### Aim of the task
Your task is to retype the lines from the opening of the material through the line that includes "screen.height - 10);". Do not copy the pictures.

### Stored data
════════════════════

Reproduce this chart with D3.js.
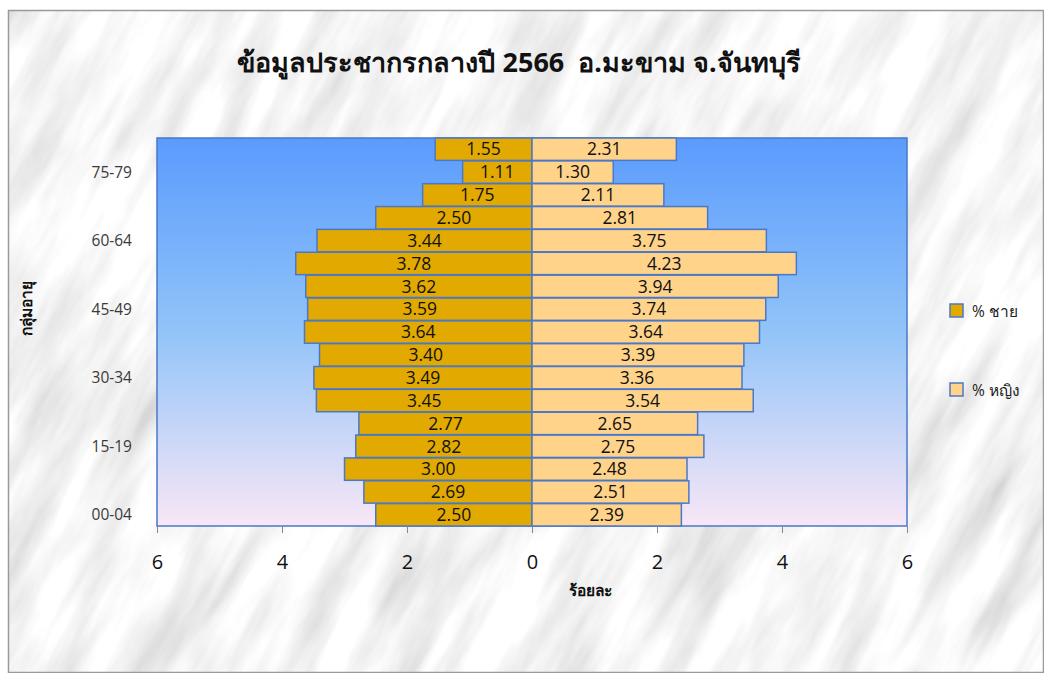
<!DOCTYPE html>
<html>
<head>
<meta charset="utf-8">
<script src="https://cdn.jsdelivr.net/npm/d3@7"></script>
<style>
  body { margin: 0; background: #ffffff; }
  svg { display: block; }
</style>
</head>
<body>
<svg id="chart"></svg>
<script>
// age groups, bottom to top
var ageGroups = ["00-04","05-09","10-14","15-19","20-24","25-29","30-34","35-39","40-44",
                 "45-49","50-54","55-59","60-64","65-69","70-74","75-79","80+"];
var maleValues   = [2.50,2.69,3.00,2.82,2.77,3.45,3.49,3.40,3.64,3.59,3.62,3.78,3.44,2.50,1.75,1.11,1.55];
var femaleValues = [2.39,2.51,2.48,2.75,2.65,3.54,3.36,3.39,3.64,3.74,3.94,4.23,3.75,2.81,2.11,1.30,2.31];
var shownAgeLabels = ["00-04","15-19","30-34","45-49","60-64","75-79"];
var xTickValues = [-6,-4,-2,0,2,4,6];
var seriesNames = ["% ชาย", "% หญิง"];

var screen = { width: 1044, height: 673 };
var plot = { left: 157, right: 907, top: 138, bottom: 526 };

var svg = d3.select("#chart")
            .attr("width", screen.width)
            .attr("height", screen.height);

var defs = svg.append("defs");

// marble-ish background (streaky noise, rotated)
var marble = defs.append("filter").attr("id", "marble")
                 .attr("filterUnits", "userSpaceOnUse")
                 .attr("x", -800).attr("y", -800).attr("width", 1600).attr("height", 1600);
marble.append("feTurbulence")
      .attr("type", "fractalNoise")
      .attr("baseFrequency", "0.006 0.03")
      .attr("numOctaves", 5)
      .attr("seed", 3);
marble.append("feColorMatrix")
      .attr("type", "matrix")
      .attr("values", "0.4 0.4 0 0 0.52  0.4 0.4 0 0 0.52  0.4 0.4 0 0 0.52  0 0 0 0 1");

defs.append("clipPath").attr("id", "chartClip")
    .append("rect")
    .attr("x", 8).attr("y", 10)
    .attr("width", screen.width - 8).attr("height", screen.height - 10);

var grad = defs.append("linearGradient").attr("id", "plotGrad")
               .attr("x1", 0).attr("y1", 0).attr("x2", 0).attr("y2", 1);
grad.append("stop").attr("offset", "0%").attr("stop-color", "#5a9bfd");
grad.append("stop").attr("offset", "50%").attr("stop-color", "#92c4f9");
grad.append("stop").attr("offset", "100%").attr("stop-color", "#f9e7f6");

svg.append("g")
   .attr("clip-path", "url(#chartClip)")
   .append("g")
   .attr("transform", "translate(522,340) rotate(-62)")
   .append("rect")
   .attr("x", -800).attr("y", -800)
   .attr("width", 1600).attr("height", 1600)
   .attr("fill", "#eeeeee")
   .attr("filter", "url(#marble)");

svg.append("rect")
   .attr("x", 8.5).attr("y", 10.5)
   .attr("width", screen.width - 9).attr("height", screen.height - 11)
   .attr("fill", "none")
   .style("stroke", "#9a9a9a")
   .style("stroke-width", 1.5);

var xScale = d3.scaleLinear()
               .domain([-6, 6])
               .range([plot.left, plot.right]);

var yScale = d3.scaleBand()
               .domain(ageGroups)
               .range([plot.bottom, plot.top])
               .paddingInner(0.02);

// plot area
svg.append("rect")
   .attr("x", plot.left).attr("y", plot.top)
   .attr("width", plot.right - plot.left)
   .attr("height", plot.bottom - plot.top)
   .attr("fill", "url(#plotGrad)")
   .style("stroke", "#4a78c8")
   .style("stroke-width", 1.5);

var maleColor = "#e2a900";
var femaleColor = "#ffd38a";
var barStroke = "#4a78c8";

var rows = ageGroups.map(function(a, i){
  return { age: a, male: maleValues[i], female: femaleValues[i] };
});

var bars = svg.append("g").classed("bars", true);

bars.selectAll(".male")
    .data(rows).enter()
    .append("rect")
    .attr("x", function(d){ return xScale(-d.male); })
    .attr("y", function(d){ return yScale(d.age); })
    .attr("width", function(d){ return xScale(0) - xScale(-d.male); })
    .attr("height", yScale.bandwidth())
    .attr("fill", maleColor)
    .style("stroke", barStroke)
    .style("stroke-width", 1.5);

bars.selectAll(".female")
    .data(rows).enter()
    .append("rect")
    .attr("x", xScale(0))
    .attr("y", function(d){ return yScale(d.age); })
    .attr("width", function(d){ return xScale(d.female) - xScale(0); })
    .attr("height", yScale.bandwidth())
    .attr("fill", femaleColor)
    .style("stroke", barStroke)
    .style("stroke-width", 1.5);

var labelFont = "'Open Sans', 'Noto Sans', sans-serif";

bars.selectAll(".mlabel")
    .data(rows).enter()
    .append("text")
    .attr("x", function(d){ return (xScale(0) + xScale(-d.male)) / 2; })
    .attr("y", function(d){ return yScale(d.age) + yScale.bandwidth() / 2; })
    .attr("dy", "0.36em")
    .attr("text-anchor", "middle")
    .attr("font-family", labelFont)
    .attr("font-size", 17.5)
    .attr("fill", "#111")
    .text(function(d){ return d.male.toFixed(2); });

bars.selectAll(".flabel")
    .data(rows).enter()
    .append("text")
    .attr("x", function(d){ return (xScale(0) + xScale(d.female)) / 2; })
    .attr("y", function(d){ return yScale(d.age) + yScale.bandwidth() / 2; })
    .attr("dy", "0.36em")
    .attr("text-anchor", "middle")
    .attr("font-family", labelFont)
    .attr("font-size", 17.5)
    .attr("fill", "#111")
    .text(function(d){ return d.female.toFixed(2); });

// x axis
var xAxis = d3.axisBottom(xScale)
              .tickValues(xTickValues)
              .tickSize(7)
              .tickPadding(22)
              .tickFormat(function(v){ return Math.abs(v); });

var xAxisG = svg.append("g")
                .attr("transform", "translate(0," + plot.bottom + ")")
                .call(xAxis);
xAxisG.select(".domain").remove();
xAxisG.selectAll(".tick line").style("stroke", "#888");
xAxisG.selectAll(".tick text")
      .attr("font-family", labelFont)
      .attr("font-size", 20)
      .attr("fill", "#111");

// y labels
svg.append("g")
   .selectAll("text")
   .data(shownAgeLabels).enter()
   .append("text")
   .attr("x", 132)
   .attr("y", function(a){ return yScale(a) + yScale.bandwidth() / 2; })
   .attr("dy", "0.36em")
   .attr("text-anchor", "end")
   .attr("font-family", labelFont)
   .attr("font-size", 15.5)
   .attr("fill", "#3a3a3a")
   .text(function(a){ return a; });

// titles
svg.append("text")
   .text("ข้อมูลประชากรกลางปี 2566  อ.มะขาม จ.จันทบุรี")
   .attr("x", 519)
   .attr("y", 72)
   .attr("text-anchor", "middle")
   .attr("font-family", "'Noto Sans', sans-serif")
   .attr("font-weight", "bold")
   .attr("font-size", 27)
   .attr("fill", "#111")
   .style("white-space", "pre");

svg.append("text")
   .text("ร้อยละ")
   .attr("x", 590)
   .attr("y", 596)
   .attr("text-anchor", "middle")
   .attr("font-family", "'Noto Sans', sans-serif")
   .attr("font-weight", "bold")
   .attr("font-size", 15.5)
   .attr("fill", "#111");

svg.append("text")
   .text("กลุ่มอายุ")
   .attr("transform", "translate(32,308) rotate(-90)")
   .attr("text-anchor", "middle")
   .attr("font-family", "'Noto Sans', sans-serif")
   .attr("font-weight", "bold")
   .attr("font-size", 15.5)
   .attr("fill", "#111");

// legend
var legendColors = [maleColor, femaleColor];
var legend = svg.append("g").selectAll("g")
                .data(seriesNames).enter()
                .append("g")
                .attr("transform", function(d, i){ return "translate(950," + (304 + i * 79) + ")"; });
legend.append("rect")
      .attr("width", 13).attr("height", 13)
      .attr("fill", function(d, i){ return legendColors[i]; })
      .style("stroke", barStroke)
      .style("stroke-width", 1.5);
legend.append("text")
      .attr("x", 22).attr("y", 7)
      .attr("dy", "0.36em")
      .attr("font-family", labelFont)
      .attr("font-size", 15.5)
      .attr("fill", "#222")
      .text(function(d){ return d; });
</script>
</body>
</html>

════════════════════

### The completed task
Reproduce this chart with D3.js.
<!DOCTYPE html>
<html>
<head>
<meta charset="utf-8">
<script src="https://cdn.jsdelivr.net/npm/d3@7"></script>
<style>
  body { margin: 0; background: #ffffff; }
  svg { display: block; }
</style>
</head>
<body>
<svg id="chart"></svg>
<script>
// age groups, bottom to top
var ageGroups = ["00-04","05-09","10-14","15-19","20-24","25-29","30-34","35-39","40-44",
                 "45-49","50-54","55-59","60-64","65-69","70-74","75-79","80+"];
var maleValues   = [2.50,2.69,3.00,2.82,2.77,3.45,3.49,3.40,3.64,3.59,3.62,3.78,3.44,2.50,1.75,1.11,1.55];
var femaleValues = [2.39,2.51,2.48,2.75,2.65,3.54,3.36,3.39,3.64,3.74,3.94,4.23,3.75,2.81,2.11,1.30,2.31];
var shownAgeLabels = ["00-04","15-19","30-34","45-49","60-64","75-79"];
var xTickValues = [-6,-4,-2,0,2,4,6];
var seriesNames = ["% ชาย", "% หญิง"];

var screen = { width: 1044, height: 673 };
var plot = { left: 157, right: 907, top: 138, bottom: 526 };

var svg = d3.select("#chart")
            .attr("width", screen.width)
            .attr("height", screen.height);

var defs = svg.append("defs");

// marble-ish background (streaky noise, rotated)
var marble = defs.append("filter").attr("id", "marble")
                 .attr("filterUnits", "userSpaceOnUse")
                 .attr("x", -800).attr("y", -800).attr("width", 1600).attr("height", 1600);
marble.append("feTurbulence")
      .attr("type", "fractalNoise")
      .attr("baseFrequency", "0.006 0.03")
      .attr("numOctaves", 5)
      .attr("seed", 3);
marble.append("feColorMatrix")
      .attr("type", "matrix")
      .attr("values", "0.4 0.4 0 0 0.52  0.4 0.4 0 0 0.52  0.4 0.4 0 0 0.52  0 0 0 0 1");

defs.append("clipPath").attr("id", "chartClip")
    .append("rect")
    .attr("x", 8).attr("y", 10)
    .attr("width", screen.width - 8).attr("height", screen.height - 10);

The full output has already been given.